[Begin]

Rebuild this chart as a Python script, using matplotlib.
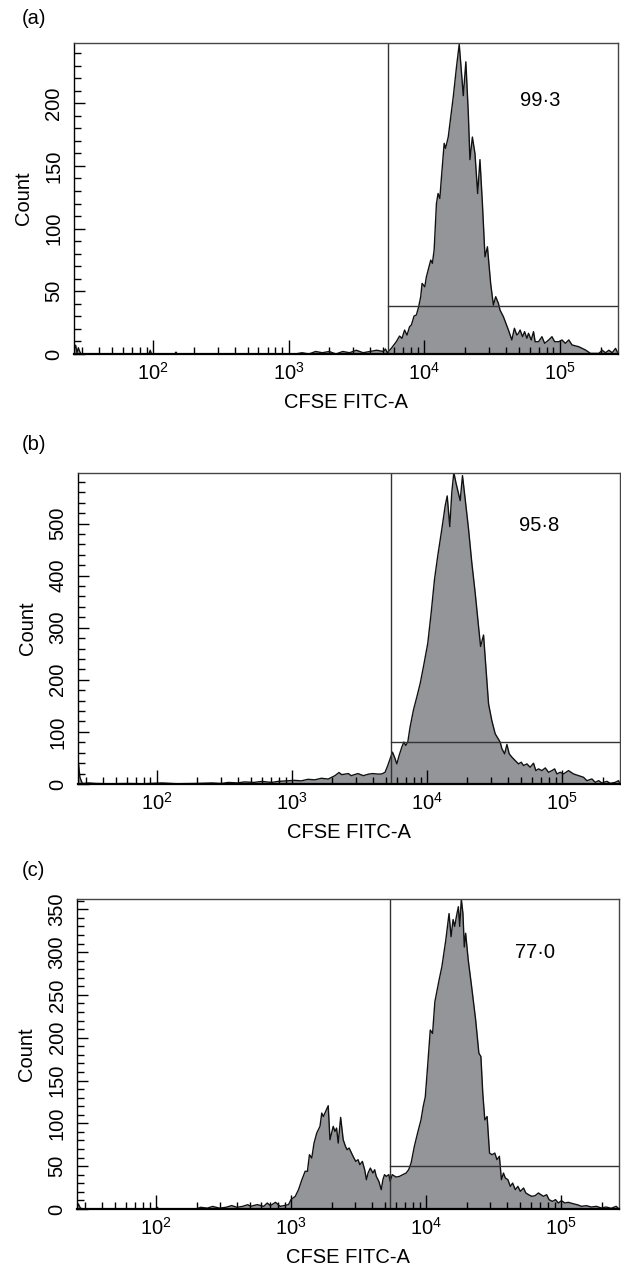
import numpy as np
import matplotlib
matplotlib.use('Agg')
from matplotlib import pyplot as plt
from matplotlib.ticker import LogLocator, MultipleLocator, NullFormatter

plt.rcParams['font.family'] = ['Liberation Sans', 'DejaVu Sans']
plt.rcParams['mathtext.fontset'] = 'custom'
plt.rcParams['mathtext.rm'] = 'Liberation Sans'
plt.rcParams['mathtext.it'] = 'Liberation Sans:italic'

# histogram outlines: log10(CFSE FITC-A), count
log_a = [1.415, 1.42, 1.43, 1.44, 1.45, 1.46, 1.47, 1.97, 1.98, 1.99, 2.16, 2.17, 2.18,
         3.05, 3.10, 3.15, 3.20, 3.25, 3.30, 3.35, 3.40, 3.45, 3.50, 3.55, 3.60, 3.65, 3.70, 3.715,
         3.728, 3.758, 3.795, 3.819, 3.837, 3.856, 3.874, 3.893, 3.906, 3.926, 3.943, 3.960,
         3.975, 3.985, 4.005, 4.017, 4.049, 4.061, 4.074, 4.091, 4.103, 4.116, 4.128, 4.148,
         4.158, 4.178, 4.215, 4.239, 4.259, 4.276, 4.289, 4.308, 4.326, 4.338, 4.356, 4.375,
         4.395, 4.412, 4.430, 4.449, 4.467, 4.491, 4.511, 4.528, 4.548, 4.560, 4.585, 4.622,
         4.647, 4.666, 4.684, 4.696, 4.708, 4.726, 4.741, 4.758, 4.770, 4.790, 4.807, 4.819,
         4.844, 4.869, 4.889, 4.919, 4.943, 4.963, 4.993, 5.017, 5.042, 5.067, 5.091, 5.141,
         5.190, 5.227, 5.289, 5.313, 5.338, 5.363, 5.387, 5.412, 5.43]
count_a = [0, 4, 7, 1, 5, 2, 0, 0, 3, 0, 0, 1.5, 0,
           0, 1, 0, 2, 1, 2, 0, 2, 1, 3, 1, 2, 3, 2, 4,
           1, 4.5, 9.8, 14.3, 12.5, 19.1, 15.1, 21.8, 23.1, 30.3, 31.1, 37.7,
           45.7, 56.3, 53.6, 61.6, 74.9, 72.3, 82.9, 120, 128, 124, 141, 168,
           164, 173, 205, 229, 247, 224, 206, 233, 192, 155, 173, 160,
           128, 155, 120, 77.5, 85.5, 56, 39, 45.7, 40.4, 35, 29.7, 19.1,
           11.2, 20.5, 15.1, 16.5, 19.1, 13.8, 17.8, 12.5, 16.5, 11.2, 17.8, 9.8,
           9.8, 13.8, 8.5, 11.2, 13.8, 9.8, 9.8, 11.2, 8.5, 11.2, 7.2, 5.8,
           3.2, 0.5, 0.5, 3, 1, 3, 1, 4.5, 0.5]

log_b = [1.415, 1.42, 1.432, 1.45, 1.50, 1.55, 1.65, 1.79, 1.90, 2.04, 2.15, 2.28, 2.41, 2.48,
         2.53, 2.60, 2.65, 2.72, 2.78, 2.85, 2.90, 2.96, 3.02, 3.07, 3.12, 3.17, 3.22, 3.27,
         3.32, 3.35, 3.37, 3.42, 3.44, 3.49, 3.53, 3.57, 3.60, 3.64,
         3.667, 3.691, 3.711, 3.728, 3.746, 3.761, 3.778, 3.795, 3.815, 3.830, 3.844, 3.859,
         3.876, 3.901, 3.926, 3.951, 3.975, 4.007, 4.032, 4.057, 4.081, 4.111, 4.136, 4.151,
         4.170, 4.185, 4.200, 4.215, 4.247, 4.264, 4.284, 4.309, 4.333, 4.358, 4.383, 4.398,
         4.420, 4.437, 4.457, 4.481, 4.506, 4.543, 4.556, 4.576, 4.593, 4.610, 4.630, 4.654,
         4.679, 4.699, 4.716, 4.741, 4.765, 4.790, 4.807, 4.827, 4.852, 4.877, 4.901, 4.926,
         4.946, 4.963, 4.988, 5.012, 5.049, 5.086, 5.123, 5.160, 5.185, 5.222, 5.247, 5.272,
         5.296, 5.333, 5.358, 5.395, 5.420, 5.43]
count_b = [0, 43, 13, 1, 2, 1, 0.5, 1, 0.5, 2, 0.5, 1, 2, 1,
           3, 2, 4, 3, 5, 3, 5, 6, 7, 6, 9, 8, 11, 9.5,
           16, 22, 18, 20, 16, 20, 16, 19, 20, 19,
           19.3, 22.5, 35.4, 48.3, 61.1, 51.5, 38.6, 54.7, 70.8, 80.4, 74, 80.4,
           109, 142, 167, 193, 225, 270, 328, 393, 438, 489, 534, 553,
           494, 560, 598, 579, 544, 592, 547, 489, 425, 367, 302, 264,
           286, 225, 154, 122, 96.5, 80.4, 67.6, 57.9, 75.9, 57.9, 51.5, 45,
           38.6, 41.8, 35.4, 38.6, 32.2, 39.9, 25.7, 29, 25.7, 30.9, 22.5, 25.7,
           29, 19.3, 22.5, 19.3, 25.7, 19.3, 16.1, 12.9, 6.4, 9.7, 3.2, 6.4,
           1.9, 5.1, 1.3, 3.2, 6.4, 0]

log_c = [1.415, 1.425, 1.44, 1.46, 2.00, 2.01, 2.02, 2.30, 2.33, 2.38, 2.42, 2.47, 2.52,
         2.56, 2.60, 2.64, 2.68,
         2.701, 2.750, 2.799, 2.824, 2.848, 2.885, 2.921, 2.946, 2.982, 3.000, 3.032, 3.056,
         3.081, 3.105, 3.122, 3.137, 3.154, 3.171, 3.191, 3.215, 3.228, 3.240, 3.260, 3.276,
         3.289, 3.301, 3.313, 3.326, 3.338, 3.350, 3.368, 3.387, 3.404, 3.416, 3.431, 3.449,
         3.460, 3.480, 3.497, 3.510, 3.529, 3.546, 3.559, 3.571, 3.588, 3.607, 3.620, 3.632,
         3.651, 3.669, 3.681, 3.693, 3.706, 3.725, 3.735, 3.750, 3.779, 3.804, 3.828, 3.853,
         3.872, 3.890, 3.914, 3.938, 3.963, 3.980, 3.995, 4.012, 4.032, 4.049, 4.066, 4.098,
         4.118, 4.147, 4.171, 4.186, 4.201, 4.213, 4.225, 4.240, 4.250, 4.262, 4.274, 4.284,
         4.294, 4.313, 4.338, 4.368, 4.392, 4.407, 4.421, 4.436, 4.453, 4.471, 4.490, 4.510,
         4.526, 4.544, 4.559, 4.574, 4.588, 4.607, 4.625, 4.642, 4.662, 4.681, 4.699, 4.723,
         4.740, 4.760, 4.784, 4.809, 4.833, 4.870, 4.894, 4.912, 4.936, 4.960, 4.980, 5.004,
         5.029, 5.054, 5.090, 5.127, 5.151, 5.188, 5.225, 5.262, 5.299, 5.335, 5.372, 5.409, 5.43]
count_c = [0, 6, 1, 0, 0, 2, 0, 0, 2, 1, 3, 1, 2,
           4, 2, 3, 5,
           3.1, 5.1, 3.1, 7, 3.9, 7.8, 3.1, 3.9, 5.1, 10.9, 14.8, 22.6,
           34.2, 44, 44, 63.4, 59.5, 77, 88.7, 96.5, 112, 108, 115, 120.6,
           80.9, 88.7, 96.5, 90.6, 94.5, 77, 107, 80.9, 73.1, 69.2, 71.2, 65.3,
           61.5, 55.6, 57.6, 51.7, 55.6, 45.9, 34.2, 42, 47.8, 42, 45.9, 38.1,
           32.3, 22.6, 34.2, 40.1, 38.1, 40.1, 32.3, 40.1, 37.3, 38.1, 40.1, 42,
           45.9, 53.7, 73.1, 88.7, 104, 120, 131, 166, 209, 205, 242, 268,
           283, 314, 345, 318, 338, 330, 341, 353, 330, 362, 345, 306,
           322, 291, 260, 221, 182, 178, 135, 104, 108, 65.3, 63.4, 65.3,
           57.6, 61.5, 34.2, 42, 36.2, 34.2, 26.4, 30.3, 22.6, 26.4, 20.6, 24.5,
           18.7, 16.7, 14.8, 15.6, 18.7, 14.8, 16.7, 10.9, 8.9, 10.9, 7, 9.7,
           7, 7.8, 6.2, 4.7, 3.1, 3.9, 2.3, 3.1, 1.2, 2.3, 0.8, 3.1, 0]

panel_letters = ['(a)', '(b)', '(c)']
gate_pct = ['99·3', '95·8', '77·0']
gate_x = 10 ** 3.735
gate_bar = [38.5, 80, 50]
text_log_x = [4.854, 4.833, 4.81]
text_y = [202, 497, 300]
y_max = [248, 597, 362]
y_major = [50, 100, 50]
y_minor = [10, 20, 10]

W, H = 621, 1268
fig = plt.figure(figsize=(W / 100, H / 100), dpi=100)
# axes boxes in pixels: left, right, top, bottom
boxes = [(73.6, 618, 43, 354), (77.6, 620, 473, 784), (77, 619, 899, 1209)]
letter_y = [18, 445, 870]
fill_col = '#939598'

hists = [(log_a, count_a), (log_b, count_b), (log_c, count_c)]
for i in range(3):
    l, r, t, b = boxes[i]
    ax = fig.add_axes([l / W, 1 - b / H, (r - l) / W, (b - t) / H])
    lx, cnt = hists[i]
    x = 10 ** np.array(lx)
    ax.fill_between(x, 0, cnt, color=fill_col, lw=0)
    ax.plot(x, cnt, color='#111111', lw=1.0)

    ax.axvline(gate_x, color='#333333', lw=1.0)
    ax.plot([gate_x, 10 ** 5.43], [gate_bar[i], gate_bar[i]], color='#333333', lw=1.0)
    ax.text(10 ** text_log_x[i], text_y[i], gate_pct[i], ha='center', va='center', fontsize=14.5)

    ax.set_xscale('log')
    ax.set_xlim(10 ** 1.415, 10 ** 5.43)
    ax.set_ylim(0, y_max[i])
    ax.xaxis.set_major_locator(LogLocator(base=10, numticks=10))
    ax.xaxis.set_minor_locator(LogLocator(base=10, subs=np.arange(2, 10), numticks=20))
    ax.xaxis.set_minor_formatter(NullFormatter())
    ax.yaxis.set_major_locator(MultipleLocator(y_major[i]))
    ax.yaxis.set_minor_locator(MultipleLocator(y_minor[i]))

    ax.tick_params(which='both', direction='in', color='black', width=1.0)
    ax.tick_params(axis='x', which='major', length=10, pad=6, labelsize=14.5)
    ax.tick_params(axis='x', which='minor', length=5)
    ax.tick_params(axis='y', which='major', length=8, pad=7.5, labelsize=14.5, labelrotation=90)
    ax.tick_params(axis='y', which='minor', length=5)
    for lab in ax.get_yticklabels():
        lab.set_va('center')

    for s in ['top', 'right']:
        ax.spines[s].set_color('#444444')
        ax.spines[s].set_linewidth(1.0)
    ax.spines['left'].set_linewidth(1.0)
    ax.spines['bottom'].set_linewidth(1.6)

    ax.set_xlabel('CFSE FITC-A', fontsize=14.5)
    ax.set_ylabel('Count', fontsize=14.5)
    ax.xaxis.set_label_coords(0.5, -0.125)
    ax.yaxis.set_label_coords(-0.075, 0.5)

    fig.text(22 / W, 1 - letter_y[i] / H, panel_letters[i], ha='left', va='center', fontsize=14.5)

fig.savefig('out.png', dpi=100)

[End]

Repeat only what lies between the start of the data and the end of the line containing "from matplotlib.ticker import", exactly, with pictures left out.

| WRITTEN SOLUTION |
Rebuild this chart as a Python script, using matplotlib.
import numpy as np
import matplotlib
matplotlib.use('Agg')
from matplotlib import pyplot as plt
from matplotlib.ticker import LogLocator, MultipleLocator, NullFormatter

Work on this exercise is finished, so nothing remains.